Clearly, here is someone who is obsessively observant about the world around him, with a deep mind, but who operates with the sensibility of an artist. Over the years since Talking Heads faded away, he has remained centered on viewing and describing the world from his unique perspective, in all manner of media. Spoken word, photography, performance art, collaborative works with practitioners in other media, lectures, writing. He just can’t help himself; he must release all of the intricately evolved thoughts and feelings which flare up in him constantly. Luckily, he’s not just a performance or visual artist; he can also write. Not fluidly, and certainly not a novelist. But he doggedly, several times a month, has been adding to his online journal for the past six years.
His is not a blog, in the sense of frequent, minimally edited entries, but rather a collection of carefully researched, meticulously thought out essays, linked to the photos, stories and videos of the WWW. Really, you can open any of his entries, start reading at a random point, and be amazed at just what interests him and is going on inside his head. Just what we got hints of in his music.
Some of those entries have been collected and revised into “Bicycle Diaries”, published last fall. Except for the last chapter, and the epilogue, the “Bicycle” of the title takes a decidedly second place to the “Diaries”. This is a set of musings and critiques of cities around the world: London, Istanbul, Buenos Aires, Manila, Berlin, Sydney. And a number of American towns, San Francisco and New York most prominent. He travels frequently, sometimes to perform, sometimes to research projects, and sometimes apparently just to meet with other artists he has an interest in.
He goes to Manila after starting to write song-cycle about Imelda Marcos.

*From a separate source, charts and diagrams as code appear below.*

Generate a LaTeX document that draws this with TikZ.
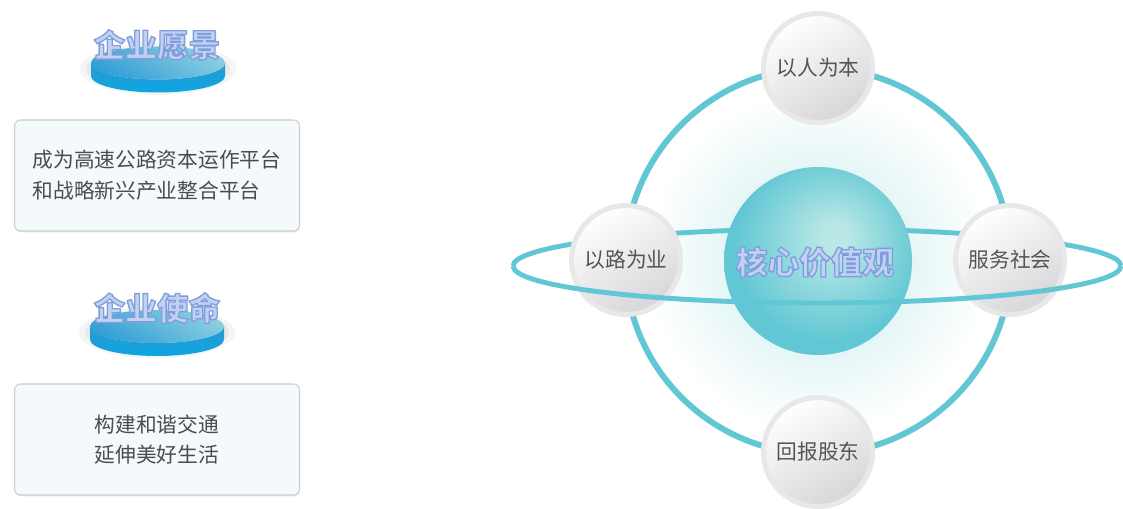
\documentclass[tikz,border=0pt]{standalone}
\usepackage{fontspec}
\newfontfamily\cjk{Noto Sans CJK SC}
\usepackage{tkz-euclide}
\usetikzlibrary{shadows}
\definecolor{RingClr}{rgb}{0.38,0.78,0.83}
\definecolor{SphereLight}{rgb}{0.73,0.91,0.90}
\definecolor{SphereDark}{rgb}{0.38,0.78,0.83}
\definecolor{GlowClr}{rgb}{0.90,0.965,0.965}
\definecolor{TitleClr}{rgb}{0.76,0.82,0.95}
\definecolor{DiscSideA}{rgb}{0.16,0.60,0.82}
\definecolor{DiscSideB}{rgb}{0.05,0.65,0.89}
\definecolor{DiscTopA}{rgb}{0.20,0.62,0.84}
\definecolor{DiscTopB}{rgb}{0.55,0.81,0.88}
\definecolor{BoxFill}{rgb}{0.955,0.976,0.988}
\definecolor{BoxEdge}{rgb}{0.80,0.80,0.80}
\definecolor{TextClr}{rgb}{0.30,0.30,0.30}
\definecolor{BallEdge}{rgb}{0.91,0.91,0.91}
\definecolor{BallGray}{rgb}{0.84,0.84,0.85}
\definecolor{BallText}{rgb}{0.33,0.33,0.33}

\pgfdeclareradialshading{sphereshade}{\pgfpoint{5bp}{7bp}}{color(0bp)=(SphereLight);color(3bp)=(SphereLight);color(25bp)=(SphereDark);color(50bp)=(SphereDark)}
\pgfdeclareradialshading{glowshade}{\pgfpointorigin}{color(0bp)=(GlowClr);color(11bp)=(GlowClr);color(20bp)=(white);color(50bp)=(white)}

% light letters with a blue outline (fill and stroke text mode)
\newcommand\OutlineText[1]{\special{pdf:code q 0.50 0.62 0.86 RG 0.75 w 1 j 2 Tr}#1\special{pdf:code Q}}

\tikzset{
  ring/.style={draw=RingClr,line width=3.4pt},
  orbit/.style={draw=RingClr,line width=2.8pt},
  ball/.style={circle,minimum size=2.18cm,draw=BallEdge,line width=0.1cm,
    top color=white,bottom color=BallGray,shading angle=30,text=BallText,
    font=\cjk\fontsize{11.8}{14}\selectfont,
    circular drop shadow={shadow xshift=0pt,shadow yshift=-0.6pt,shadow scale=1.04,opacity=0.15}},
  infobox/.style={rectangle,rounded corners=0.12cm,draw=BoxEdge,line width=0.6pt,
    fill=BoxFill,minimum width=5.7cm,minimum height=2.22cm,text=TextClr,
    font=\cjk\fontsize{11.8}{17.5}\selectfont,
    drop shadow={shadow xshift=0.3pt,shadow yshift=-0.8pt,opacity=0.2}},
  titletext/.style={text=TitleClr,font=\cjk\bfseries\fontsize{18}{20}\selectfont,inner sep=0pt},
}

\begin{document}
\begin{tikzpicture}[x=0.02cm,y=0.02cm]
\useasboundingbox (0,0) rectangle (1123,509);

\tkzDefPoints{158/446/V,157/464/V1,157/333.5/V2,157/182.5/M,157/201/M1,157/69.5/M2}
\tkzDefPoints{818/248/O,817/243/E,815/247/O1,818/441/T,1010/249/R,818/57/B,626/249/L}

% discs
\foreach \p in {V,M}{
  \fill[black,opacity=.04] ([yshift=-0.12cm]\p) ellipse [x radius=78,y radius=26];
  \fill[black,opacity=.05] ([yshift=-0.12cm]\p) ellipse [x radius=72,y radius=21];
  \shade[top color=DiscSideA,bottom color=DiscSideB] (\p) ++(-67,0) -- ++(0,-13)
    arc[start angle=180,end angle=360,x radius=67,y radius=16.5] -- ++(0,13)
    arc[start angle=0,end angle=-180,x radius=67,y radius=16.5] -- cycle;
  \shade[top color=DiscTopB,bottom color=DiscTopA,shading angle=-30] (\p) ellipse [x radius=67,y radius=16.5];
}
\node[titletext] (vtitle) at (V1) {\OutlineText{企业愿景}};
\node[titletext] (mtitle) at (M1) {\OutlineText{企业使命}};

\node[infobox,align=left] (vision) at (V2) {成为高速公路资本运作平台\\和战略新兴产业整合平台};
\node[infobox,align=center] (mission) at (M2) {构建和谐交通\\延伸美好生活};

% core
\shade[shading=glowshade] (O) circle (215);
\draw[ring] (O) circle (193);
\draw[orbit] (E) ++(304,0) arc[start angle=0,end angle=180,x radius=304,y radius=37];
\shade[shading=sphereshade] (O) circle (94);

\node[ball] (ren) at (T) {以人为本};
\node[ball] (lu) at (L) {以路为业};
\node[ball] (she) at (R) {服务社会};
\node[ball] (gu) at (B) {回报股东};

\draw[orbit] (E) ++(-304,0) arc[start angle=180,end angle=360,x radius=304,y radius=37];
\node[titletext] (core) at (O1) {\OutlineText{核心价值观}};

\end{tikzpicture}
\end{document}
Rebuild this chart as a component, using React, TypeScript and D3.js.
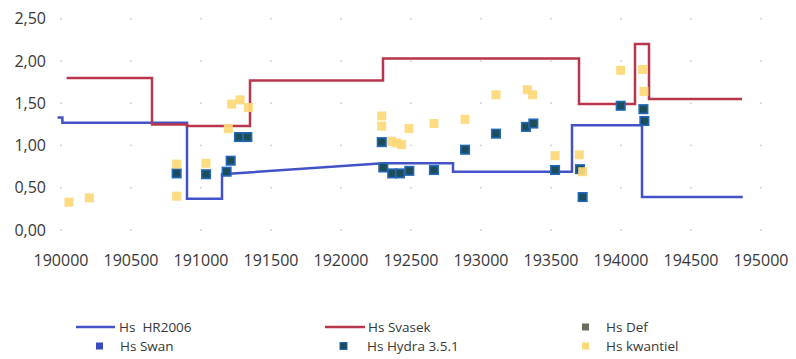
import React from "react";
import * as d3 from "d3";

const xTicks = [190000, 190500, 191000, 191500, 192000, 192500, 193000, 193500, 194000, 194500, 195000];
const yTicks = [0, 0.5, 1.0, 1.5, 2.0, 2.5];

const hr2006X = [189975, 190010, 190010, 190900, 190900, 191150, 191150, 192300, 192800, 192800, 193650, 193650, 194150, 194150, 194870];
const hr2006Y = [1.33, 1.33, 1.27, 1.27, 0.37, 0.37, 0.66, 0.79, 0.79, 0.69, 0.69, 1.24, 1.24, 0.39, 0.39];

const svasekX = [190040, 190650, 190650, 190900, 190900, 191350, 191350, 192300, 192300, 193700, 193700, 194100, 194100, 194200, 194200, 194865];
const svasekY = [1.80, 1.80, 1.25, 1.25, 1.23, 1.23, 1.77, 1.77, 2.03, 2.03, 1.49, 1.49, 2.20, 2.20, 1.55, 1.55];

const defX: number[] = [];
const defY: number[] = [];
const swanX: number[] = [];
const swanY: number[] = [];

const hydraX = [190826, 191036, 191183, 191212, 191271, 191331, 192291, 192302, 192366, 192421, 192488, 192664, 192886, 193107, 193321, 193374, 193529, 193707, 193726, 193998, 194160, 194167];
const hydraY = [0.67, 0.66, 0.69, 0.82, 1.10, 1.10, 1.04, 0.74, 0.67, 0.67, 0.70, 0.71, 0.95, 1.14, 1.22, 1.26, 0.71, 0.72, 0.39, 1.47, 1.43, 1.29];

const kwantielX = [190057, 190202, 190826, 190826, 191036, 191195, 191219, 191279, 191338, 192291, 192291, 192362, 192398, 192433, 192486, 192664, 192886, 193107, 193331, 193369, 193529, 193702, 193726, 193998, 194155, 194164];
const kwantielY = [0.33, 0.38, 0.40, 0.78, 0.79, 1.20, 1.49, 1.54, 1.45, 1.35, 1.23, 1.05, 1.03, 1.01, 1.20, 1.26, 1.31, 1.60, 1.66, 1.60, 0.88, 0.89, 0.69, 1.89, 1.90, 1.64];

const W = 796;
const H = 359;
const FONT = "'Open Sans', sans-serif";
const TEXT = "#383838";
const BLUE = "#4352c6";
const RED = "#b8364c";
const YELLOW = "#fdd878";
const DARK = "#1c4d58";
const DARK_EDGE = "#2367b8";
const SWAN = "#3a4cc0";
const DEF = "#6e6a5e";

export default function App() {
  const x = d3.scaleLinear().domain([190000, 195000]).range([61, 761]);
  const y = d3.scaleLinear().domain([0, 2.5]).range([230, 18.75]);
  const line = d3
    .line<[number, number]>()
    .x((d) => x(d[0]))
    .y((d) => y(d[1]));

  const hrPts = hr2006X.map((v, i) => [v, hr2006Y[i]] as [number, number]);
  const svPts = svasekX.map((v, i) => [v, svasekY[i]] as [number, number]);

  const gridDots: any[] = [];
  xTicks.forEach((xv) =>
    yTicks.forEach((yv) =>
      gridDots.push(
        <circle key={`g${xv}-${yv}`} cx={x(xv)} cy={y(yv)} r={0.9} fill="#cfcfcf" />
      )
    )
  );

  const sq = (cx: number, cy: number, s: number, props: any, key: string) => (
    <rect key={key} x={cx - s / 2} y={cy - s / 2} width={s} height={s} {...props} />
  );

  const r1 = 327;
  const r2 = 346;

  return (
    <svg
      width={W}
      height={H}
      style={{ position: "absolute", left: 0, top: 0, background: "#fff" }}
      fontFamily={FONT}
    >
      <rect width={W} height={H} fill="#fff" />
      {gridDots}
      {yTicks.map((t) => (
        <text key={`y${t}`} x={46} y={y(t)} dy="0.35em" textAnchor="end" fontSize={16} fill={TEXT}>
          {d3.format(".2f")(t).replace(".", ",")}
        </text>
      ))}
      {xTicks.map((t) => (
        <text key={`x${t}`} x={x(t)} y={266} textAnchor="middle" fontSize={16} fill={TEXT}>
          {t}
        </text>
      ))}
      <path d={line(hrPts) || ""} fill="none" stroke={BLUE} strokeWidth={2.5} />
      <path d={line(svPts) || ""} fill="none" stroke={RED} strokeWidth={2.5} />
      {defX.map((v, i) => sq(x(v), y(defY[i]), 9, { fill: DEF }, `d${i}`))}
      {swanX.map((v, i) => sq(x(v), y(swanY[i]), 9, { fill: SWAN }, `s${i}`))}
      {hydraX.map((v, i) =>
        sq(x(v), y(hydraY[i]), 8.5, { fill: DARK, stroke: DARK_EDGE, strokeWidth: 1.6 }, `h${i}`)
      )}
      {kwantielX.map((v, i) =>
        sq(x(v), y(kwantielY[i]), 9, { fill: YELLOW, opacity: 0.92 }, `k${i}`)
      )}

      {/* Legend */}
      <g fontSize={13.5} fill={TEXT}>
        <line x1={76} x2={115} y1={r1} y2={r1} stroke={BLUE} strokeWidth={2.5} />
        <text x={119} y={r1} dy="0.35em">{"Hs\u00a0 HR2006"}</text>
        <rect x={96} y={r2 - 3.5} width={7} height={7} fill={SWAN} />
        <text x={120} y={r2} dy="0.35em">Hs Swan</text>

        <line x1={325} x2={365} y1={r1} y2={r1} stroke={RED} strokeWidth={2.5} />
        <text x={368} y={r1} dy="0.35em">Hs Svasek</text>
        <rect x={340} y={r2 - 3.5} width={7} height={7} fill={DARK} stroke={DARK_EDGE} strokeWidth={1} />
        <text x={367} y={r2} dy="0.35em">Hs Hydra 3.5.1</text>

        <rect x={582} y={r1 - 3.5} width={7} height={7} fill={DEF} />
        <text x={606} y={r1} dy="0.35em">Hs Def</text>
        <rect x={582} y={r2 - 3.5} width={7} height={7} fill={YELLOW} />
        <text x={606} y={r2} dy="0.35em">Hs kwantiel</text>
      </g>
    </svg>
  );
}
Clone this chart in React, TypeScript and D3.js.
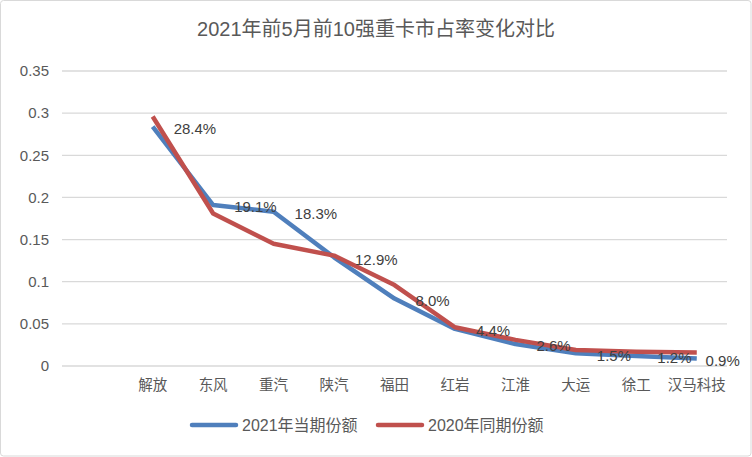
import React from "react";
import * as d3 from "d3";

const categories = ["", "解放", "东风", "重汽", "陕汽", "福田", "红岩", "江淮", "大运", "徐工", "汉马科技"];
const series2021 = [0.284, 0.191, 0.183, 0.129, 0.080, 0.044, 0.026, 0.015, 0.012, 0.009];
const series2020 = [0.296, 0.181, 0.145, 0.131, 0.096, 0.046, 0.031, 0.019, 0.017, 0.016];
const dataCats = categories.slice(1);
const yTicks = [0, 0.05, 0.1, 0.15, 0.2, 0.25, 0.3, 0.35];
const title = "2021年前5月前10强重卡市占率变化对比";
const legendNames = ["2021年当期份额", "2020年同期份额"];

const W = 752, H = 457;
const FONT = "'Liberation Sans', 'Noto Sans CJK SC', sans-serif";
const TXT = "#595959";
const BLUE = "#4f7fbc";
const RED = "#c0504d";

export default function App() {
  const x = d3.scaleBand<string>().domain(categories).range([62, 727]);
  const y = d3.scaleLinear().domain([0, 0.35]).range([366, 71]);
  const cx = (c: string) => (x(c) as number) + x.bandwidth() / 2;
  const line = d3
    .line<number>()
    .x((_, i) => cx(dataCats[i]))
    .y((d) => y(d));
  const labelX = (i: number, s: string) => {
    const w = s.length * 8.6;
    return Math.min(cx(dataCats[i]) + 21, 740 - w);
  };
  return (
    <svg width={W} height={H} style={{ position: "absolute", left: 0, top: 0 }} fontFamily={FONT}>
      <rect x={0.5} y={0.5} width={W - 1.5} height={H - 1.5} rx={3} fill="#fff" stroke="#d9d9d9" />
      <text x={376} y={29} dy="0.35em" textAnchor="middle" fontSize={20} fill={TXT}>{title}</text>
      {yTicks.map((t) => (
        <g key={t}>
          <line x1={62} x2={727} y1={y(t)} y2={y(t)} stroke="#d9d9d9" strokeWidth={1.3} />
          <text x={49} y={y(t)} dy="0.35em" textAnchor="end" fontSize={15} fill={TXT}>{t}</text>
        </g>
      ))}
      {dataCats.map((c) => (
        <text key={c} x={cx(c)} y={385} dy="0.35em" textAnchor="middle" fontSize={14.5} fill={TXT}>{c}</text>
      ))}
      <path d={line(series2021) || ""} fill="none" stroke={BLUE} strokeWidth={4.5} strokeLinejoin="round" />
      <path d={line(series2020) || ""} fill="none" stroke={RED} strokeWidth={4.5} strokeLinejoin="round" />
      {series2021.map((v, i) => {
        const s = (v * 100).toFixed(1) + "%";
        return (
          <text key={i} x={labelX(i, s)} y={y(v) + 2} dy="0.35em" fontSize={15} fill="#404040">
            {s}
          </text>
        );
      })}
      <line x1={192} x2={236} y1={425} y2={425} stroke={BLUE} strokeWidth={4.5} strokeLinecap="round" />
      <text x={242} y={425} dy="0.35em" fontSize={16} fill={TXT}>{legendNames[0]}</text>
      <line x1={378} x2={422} y1={425} y2={425} stroke={RED} strokeWidth={4.5} strokeLinecap="round" />
      <text x={428} y={425} dy="0.35em" fontSize={16} fill={TXT}>{legendNames[1]}</text>
    </svg>
  );
}
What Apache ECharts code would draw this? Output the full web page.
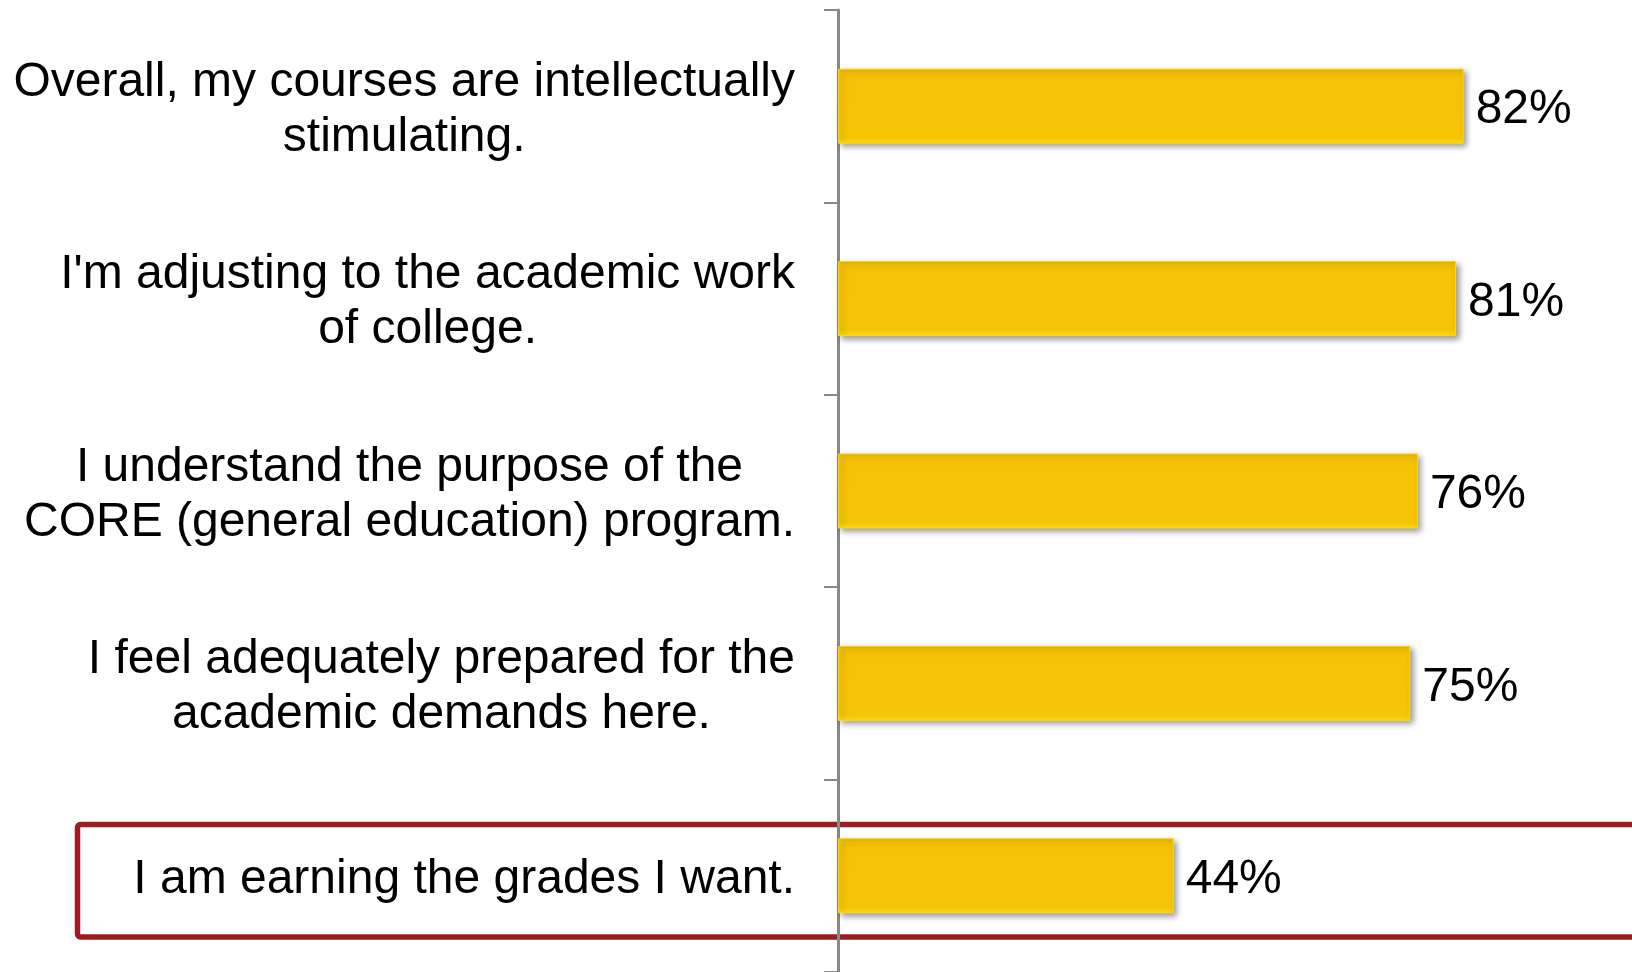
<!DOCTYPE html>
<html>
<head>
<meta charset="utf-8">
<title>Academic experience</title>
<style>
  html, body { margin: 0; padding: 0; background: #fff; }
  #chart { width: 1632px; height: 972px; }
</style>
<script src="https://cdn.jsdelivr.net/npm/echarts@6/dist/echarts.min.js"></script>
</head>
<body>
<div id="chart"></div>
<script>
// categories, top to bottom
var categories = [
  'Overall, my courses are intellectually\nstimulating.',
  "I'm adjusting to the academic work\nof college.",
  'I understand the purpose of the\nCORE (general education) program.',
  'I feel adequately prepared for the\nacademic demands here.',
  'I am earning the grades I want.'
]
// percent agreeing
var values = [82, 81, 76, 75, 44]

var font = "'Liberation Sans', Arial, sans-serif"
var chart = echarts.init(document.getElementById('chart'))

chart.setOption({
  animation: false,
  grid: {
    left: 838,
    top: 10,
    width: 763,
    height: 965
  },
  xAxis: {
    type: 'value',
    min: 0,
    max: 100,
    show: false
  },
  yAxis: {
    type: 'category',
    inverse: true,
    data: categories,
    axisLine: {
      lineStyle: { color: '#888888', width: 3 }
    },
    axisTick: {
      show: true,
      length: 14,
      lineStyle: { color: '#888888', width: 2 }
    },
    axisLabel: {
      align: 'right',
      margin: 43,
      padding: [8, 0, 0, 0],
      color: '#000',
      fontFamily: font,
      fontSize: 48,
      lineHeight: 55,
      formatter: function (val) {
        return '{c|' + val + '}'
      },
      rich: {
        c: {
          align: 'center',
          color: '#000',
          fontFamily: font,
          fontSize: 48,
          lineHeight: 55
        }
      }
    }
  },
  series: [
    {
      type: 'bar',
      data: values,
      barWidth: 75,
      itemStyle: {
        color: new echarts.graphic.LinearGradient(0, 0, 0, 1, [
          { offset: 0, color: '#D2A500' },
          { offset: 0.04, color: '#F6C306' },
          { offset: 0.92, color: '#F6C506' },
          { offset: 1, color: '#FFE01A' }
        ]),
        borderColor: '#FFD90F',
        borderWidth: 1,
        shadowColor: 'rgba(0, 0, 0, 0.4)',
        shadowBlur: 6,
        shadowOffsetX: 3,
        shadowOffsetY: 3
      },
      label: {
        show: true,
        position: 'right',
        distance: 12,
        offset: [0, 4],
        formatter: '{c}%',
        color: '#000',
        fontFamily: font,
        fontSize: 48
      }
    }
  ],
  graphic: [
    {
      type: 'rect',
      z: -1,
      shape: { x: 77.5, y: 824.5, width: 1600, height: 112.5, r: 3 },
      style: { fill: 'none', stroke: '#9B1C23', lineWidth: 5.5 }
    }
  ]
})
</script>
</body>
</html>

He became interested in her background and how it meshed with the extreme intricacy of social levels within Filipino society. He visits Australia frequently, mostly as a tourist, because he likes the people and the land. Berlin attracts him at first as an isolated Western outpost within the Soviet bloc, and later, with freedom and its return as Germany’s center of power, for the blossoming cultural trends on display, and the contract of architecture between East and West. He goes to Buenos Aires to perform his current music, and ends up mesmerized by how the design of the city reflects the culture and vice versa.
In all these places, he perfunctorily starts with comments like, “San Francisco is philosophically and politically bike-friendly, but not geographically …” Since the 80s, he has got about cities primarily by bicycle, not for athletic or political reasons, but just because it seems practical to him. He takes a folding bicycle with him everywhere, and does not bother with usual bike clothing, just hikes up his pant leg and goes. Very little of the book centers on the bicycle as a means of transportation, much less transformation – his bike is very much in the background, seemingly no more important to him than his shoes.
His final chapter on New York, and the epilogue, do feature his efforts to improve cycling in that city, and comments on his life as a cyclist, which is certainly far different than mine as a triathlete, or mountain biker, of multi-day tourist. But I do bike commute, and connect with him on that level.
There are two key elements which aptly describe Byrne and partially explain the intelligence and remoteness of this book. Actually, these points come at the very start, and end. The book is without a dust jacket. The usual describing blurb and author photo and history are printed on the inside cover. The photo of Byrne shows him very neatly dressed, his usual short hair now mostly grey, his physique still trim. He has reading glasses in his breast pocket, and is seated in front of a floor-to-ceiling bookcase which seems filled mostly with thin monographs. He’s posed holding an unlit pipe (who smokes a pipe nowadays?!) in his left hand, and is resolutely staring into the distance to the camera’s right, not a hint of a smile anywhere on his face. Very cold, cerebral, thoughtful, and unapproachable. Where is the man who went wild on stage and screeched for his fans on myriad album cuts so long ago? Read the book, and we find he’s still in there, and always was.
His final words put a coda on that image. “Observing and engaging in a city’s life – even for a reticent and often shy person like me – is one of life’s great joys. Being a social creature – it is part of what it means to be human.”
If you want a flavor of the musings this book is filled with, check out his (as of this writing) most recent journal entry. But this book is a treasure; you can literally open any page at random, select any paragraph, and become immediately engrossed, wondering at what it must be like to live with those thoughts of his 24/7. Clearly a man who, even when alone, is never at a lost for entertainment and fascination.
Byrne has always been a favorite of mine. Thanks for the update.
“. . . there is water at the bottom of the ocean.”